Also, regarding your post on pg. 44, Asha said Sona was "righteous" not "self-righteous" and there is an important difference (also I am a stickler for words). Righteous has good connotations and just means that you stand for what is right. Self-righteous, as Laxmi pointed out is when you think only you can be right. Sona, in her basic nature, is very righteous. That is what challenged and impressed Dev in the first place (like when she turned down that other job to fulfill her commitment to Ishwari). If she does stray into the self-righteous territory sometimes (and she definitely does), it's because she has grown up believing in a black and white moral world, where the only opposition to right is wrong. This whole history with Khatri should be illuminating for her; sometimes two different approaches that are both 'right' in their place can still disagree and it doesn't automatically make one of them wrong.


@Payal: Not a strange thought at all. I think that is exactly where the Khatri angle is headed. The CVs never make the plot overly complicated -- it's usually the most obvious option from the clues they give, and the clues you pointed out steer us straight in the direction of Ishwari having given in to Khatri's demands in order to pay the rent. That box probably contains some undeniable proof of the act, otherwise Ishwari wouldn't be so worried as her kids wouldn't believe Khatri over her anyway.


@Laxmi: Thanks! I am so glad my post helped clarify Sona's perspective a little bit. She is close to my heart because of how much I related to her from day one of the show. A big part of that is how she tends to live in her own head a lot of the time, and people like that (yours truly included) are often scared to share their deepest feelings for fear that they will lose their perfection when they are translated into messy reality. As we saw, she needed coaxing from multiple people, including Elena, Dada, Asha and Dev himself to allow her feelings to manifest, but because she feels like her ideals were mocked in her marriage with Dev, she is even more protective of her inner-life now. The idealism that defined her love for Dev is on strict lock-down under hard shell of pragmatism and efficiency. That is what Dev means when he says she has become Dev 1.0. He knows Sona's idealism intimately, and he knows that her idealism is what awakened the long-dormant dreamer in him. He is desperately trying to determine whether Sona has merely put her inner dreamer to sleep or killed it.


@hanishank and Anamika: Thanks for appreciating the post!


@Harryfan011: In answer to your question about feminism vs. gender equality, I am putting a part of an old post here. I hope it clarifies this question!


Feminism as a movement is about bridging the gap between the conviction that everyone is created equal and the glaring inequality that is still present in human society.
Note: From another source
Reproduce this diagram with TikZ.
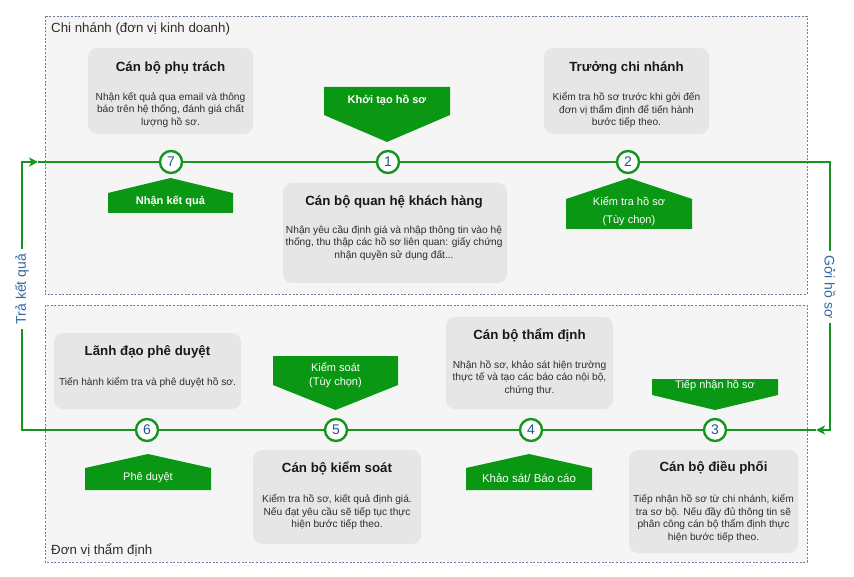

Of course we are all humanists, and no movement should be about putting others down to elevate oneself, but feminism is about changing a system that is built to favour men. Since we have never had an equal society, we don't really know what it looks like and people who think about these issues, and fight for universal rights, are figuring that out, step-by-step, every day. That's what makes varied experience so valuable... we need to know how different people think so we don't leave anyone out of our vision for an equal future.


So basically, feminism is the movement that works towards the ideal of gender equality.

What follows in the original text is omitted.